Cayman Islands law requires all
foreigners working in the private sector to obtain a work permit from the
Immigration Department before becoming gainfully employed in the Islands.

Those workers must leave Cayman
after seven years of continuous residency, unless they obtain a key employee
status designation from their employers. That key employee status allows
foreign workers to remain long enough (eight years) to apply for permanent
residence – the right to reside in Cayman for the rest of their lives.

Mr. Bush stressed that while his
administration was making concessions to the financial services industry and
domestic helpers, employers were being put on notice that they would no longer
be able to use “excuses” for not hiring Caymanians.

“Statistically, there are about
25,000 work permit holders in these Islands,”
the Premier said. “The categories we are addressing – that is the top persons
in our financial community and the much needed domestics together – will
account for less than 10 per cent of that entire work permit force.”

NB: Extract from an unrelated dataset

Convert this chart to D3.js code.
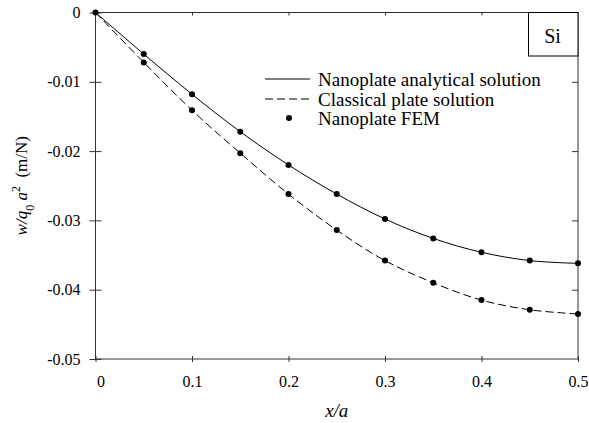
<!DOCTYPE html>
<html>
<head>
<meta charset="utf-8">
<script src="https://cdn.jsdelivr.net/npm/d3@7"></script>
<style>
  body { margin: 0; background: #fff; }
  svg text { font-family: "Liberation Serif", "Times New Roman", serif; fill: #000; }
</style>
</head>
<body>
<div id="chart"></div>
<script>
// x/a positions
var xVals = [0, 0.05, 0.1, 0.15, 0.2, 0.25, 0.3, 0.35, 0.4, 0.45, 0.5];
// nanoplate analytical solution
var nanoVals = [0, -0.0060, -0.0118, -0.0172, -0.0220, -0.0262, -0.0298, -0.0326, -0.0346, -0.0358, -0.0362];
// classical plate solution
var classicVals = [0, -0.0072, -0.0141, -0.0203, -0.0262, -0.0314, -0.0358, -0.0390, -0.0415, -0.0429, -0.0435];
var xTicks = [0, 0.1, 0.2, 0.3, 0.4, 0.5];
var yTicks = [0, -0.01, -0.02, -0.03, -0.04, -0.05];
var legendItems = ["Nanoplate analytical solution", "Classical plate solution", "Nanoplate FEM"];

var W = 589, H = 423;
var plotL = 95.5, plotR = 578, plotT = 12.5, plotB = 359;
var serif = "Liberation Serif, Times New Roman, serif";

var svg = d3.select("#chart").append("svg").attr("width", W).attr("height", H);

var x = d3.scaleLinear().domain([0, 0.5]).range([plotL, plotR]);
var y = d3.scaleLinear().domain([-0.05, 0]).range([plotB, plotT]);

var axisColor = "#333";

// frame
svg.append("rect").attr("x", plotL).attr("y", plotT)
    .attr("width", plotR - plotL).attr("height", plotB - plotT)
    .attr("fill", "none").attr("stroke", axisColor).attr("stroke-width", 1);

// left axis: ticks cross the axis
var yAxis = svg.append("g").attr("transform", "translate(" + plotL + ",0)")
    .call(d3.axisLeft(y).tickValues(yTicks).tickSize(6).tickPadding(9)
        .tickFormat(function (d) { return d === 0 ? "0" : d3.format(".2f")(d).replace("−", "-"); }));
yAxis.attr("font-family", serif).attr("font-size", 16);
yAxis.select(".domain").remove();
yAxis.selectAll(".tick line").attr("x1", -6).attr("x2", 6).attr("stroke", axisColor);

// bottom axis
var xAxis = svg.append("g").attr("transform", "translate(0," + plotB + ")")
    .call(d3.axisBottom(x).tickValues(xTicks).tickSize(3).tickPadding(14)
        .tickFormat(function (d) { return d === 0 ? "0" : d3.format(".1f")(d); }));
xAxis.attr("font-family", serif).attr("font-size", 16);
xAxis.select(".domain").remove();
xAxis.selectAll(".tick line").attr("y1", -3).attr("y2", 3).attr("stroke", axisColor);
xAxis.selectAll(".tick").filter(function (d) { return d === 0; }).select("text").attr("dx", 5);

// top axis, inward ticks
var topAxis = svg.append("g").attr("transform", "translate(0," + plotT + ")")
    .call(d3.axisBottom(x).tickValues(xTicks.slice(1, 5)).tickSize(3).tickFormat(""));
topAxis.select(".domain").remove();
topAxis.selectAll("line").attr("stroke", axisColor);

// right axis, inward ticks
var rightAxis = svg.append("g").attr("transform", "translate(" + plotR + ",0)")
    .call(d3.axisLeft(y).tickValues(yTicks.slice(1, 5)).tickSize(6).tickFormat(""));
rightAxis.select(".domain").remove();
rightAxis.selectAll("line").attr("stroke", axisColor);

// curves
var nanoData = xVals.map(function (v, i) { return [v, nanoVals[i]]; });
var classicData = xVals.map(function (v, i) { return [v, classicVals[i]]; });

var line = d3.line()
    .x(function (d) { return x(d[0]); })
    .y(function (d) { return y(d[1]); })
    .curve(d3.curveCatmullRom);

svg.append("path").datum(nanoData).attr("d", line)
    .attr("fill", "none").attr("stroke", "#000").attr("stroke-width", 1);
svg.append("path").datum(classicData).attr("d", line)
    .attr("fill", "none").attr("stroke", "#000").attr("stroke-width", 1)
    .attr("stroke-dasharray", "8,4");

// FEM dots
svg.selectAll("circle.nano").data(nanoData).enter().append("circle")
    .attr("class", "nano")
    .attr("cx", function (d) { return x(d[0]); })
    .attr("cy", function (d) { return y(d[1]); })
    .attr("r", 3).attr("fill", "#000");
svg.selectAll("circle.classic").data(classicData.slice(1)).enter().append("circle")
    .attr("class", "classic")
    .attr("cx", function (d) { return x(d[0]); })
    .attr("cy", function (d) { return y(d[1]); })
    .attr("r", 3).attr("fill", "#000");

// legend
var lg = svg.append("g");
var rowY = [79, 99, 118];
lg.append("line").attr("x1", 265).attr("x2", 310).attr("y1", rowY[0]).attr("y2", rowY[0])
    .attr("stroke", "#000");
lg.append("line").attr("x1", 265).attr("x2", 310).attr("y1", rowY[1]).attr("y2", rowY[1])
    .attr("stroke", "#000").attr("stroke-dasharray", "8,4");
lg.append("circle").attr("cx", 289).attr("cy", rowY[2]).attr("r", 3).attr("fill", "#000");
lg.selectAll("text").data(legendItems).enter().append("text")
    .attr("x", 318).attr("y", function (d, i) { return rowY[i] + 6.5; })
    .style("font-size", "19px")
    .text(function (d) { return d; });

// Si box
svg.append("rect").attr("x", 528.5).attr("y", plotT).attr("width", plotR - 528.5).attr("height", 43.5)
    .attr("fill", "#fff").attr("stroke", "#000");
svg.append("text").attr("x", 552.5).attr("y", 42.5)
    .attr("text-anchor", "middle").style("font-size", "20px").text("Si");

// x label
svg.append("text").attr("x", (plotL + plotR) / 2).attr("y", 417)
    .attr("text-anchor", "middle").style("font-size", "19px").style("font-style", "italic")
    .text("x/a");

// y label
var yl = svg.append("text").attr("transform", "translate(27," + ((plotT + plotB) / 2) + ") rotate(-90)")
    .attr("text-anchor", "middle").style("font-size", "17px").style("white-space", "pre");
yl.append("tspan").style("font-style", "italic").text("w/q");
yl.append("tspan").attr("baseline-shift", "sub").style("font-size", "12px").text("0");
yl.append("tspan").style("font-style", "italic").text(" a");
yl.append("tspan").attr("baseline-shift", "super").style("font-size", "12px").text("2");
yl.append("tspan").text("  (m/N)");
</script>
</body>
</html>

For the other 90 per cent, Mr. Bush
said there were jobs within that workforce that unemployed Caymanians could do.

“They must be given the opportunity
to do those jobs,” Mr. Bush said. “The large category of skilled and
semi-skilled workers must be closely scrutinised by our immigration boards and
our Labour Department.”

“Seven years (referring to the term
limit on foreign workers’ residency) does not mean a person is entitled to stay
here seven years,” he continued. “When the law says seven years, it means the
maximum time a person can stay.”

Mr. Bush also warned that
substandard wages for certain job categories would not be tolerated by the
various immigration boards that govern the work permit and business staffing
plan approval processes.

“I have been told…Caymanians won’t
work for $4 or $5 an hour,” he said. “The truth is…no one in the Cayman Islands should have to work for $4 or $5 an hour.
It is simply impossible, given our cost of living, for anyone to survive on
such a wage.”  

Immigration Review Team Chairperson
Sherri Bodden-Cowan said that Mr. Bush’s comments did not intend to infer that
Cayman was adopting an ad hoc minimum wage. Rather, she said that it was
already the responsibility of the immigration boards to determine whether an
employee’s salary was sufficient to support themselves and any dependents they
bring to the Islands.

Mrs. Bodden-Cowan said that
restaurant wait staff, for instance, may be allowed to earn a salary of $4 or
$5 per hour if their gratuities would earn them much more than the hourly wage.

If the salary was deemed
insufficient, the Premier said the employer would either have to pay more or
have their work permit application refused.

“If our board can’t agree, well,
they’ll simply go home too,” he said. “They don’t need to be on that board.”

Mr. Bush said Caymanians would also
have to do their part in becoming active members of the workforce.

“When given the opportunity,
Caymanians must show up to work; they must leave their personal problems out of
the workplace,” Premier Bush said. “They should be there on time and simply do
the job they are being paid to do.”

“There is not now and there has
never been something for nothing.”

$1M for residence

Mr. Bush has also proposed a
special category under the Immigration Law that would allow extremely wealthy
foreign residents to, in effect, purchase the right to remain in the Cayman Islands for the rest of their lives.

The immigration category would
allow a limited number of permanent residence grants for people whose net worth
is greater than $10 million.

“The holders of the new category of
permanent residence will be expected to spend time in the Islands
each year,” Premier Bush said. “A fee of $1 million will be payable upon the
issue of the new residency facility.”

Mr. Bush said this proposal was not
a new concept. In fact, Cayman already allows retirees to reside in the Islands for up to 25 years provided they are
independently wealthy and agree to invest a certain portion of that wealth in
Cayman.

“Research has shown that there are
a number of high net worth individuals who would be interested in a similar
residence category in these Islands,” Mr. Bush
said.

The creation of the new immigration
category would have to be approved by the Legislative Assembly.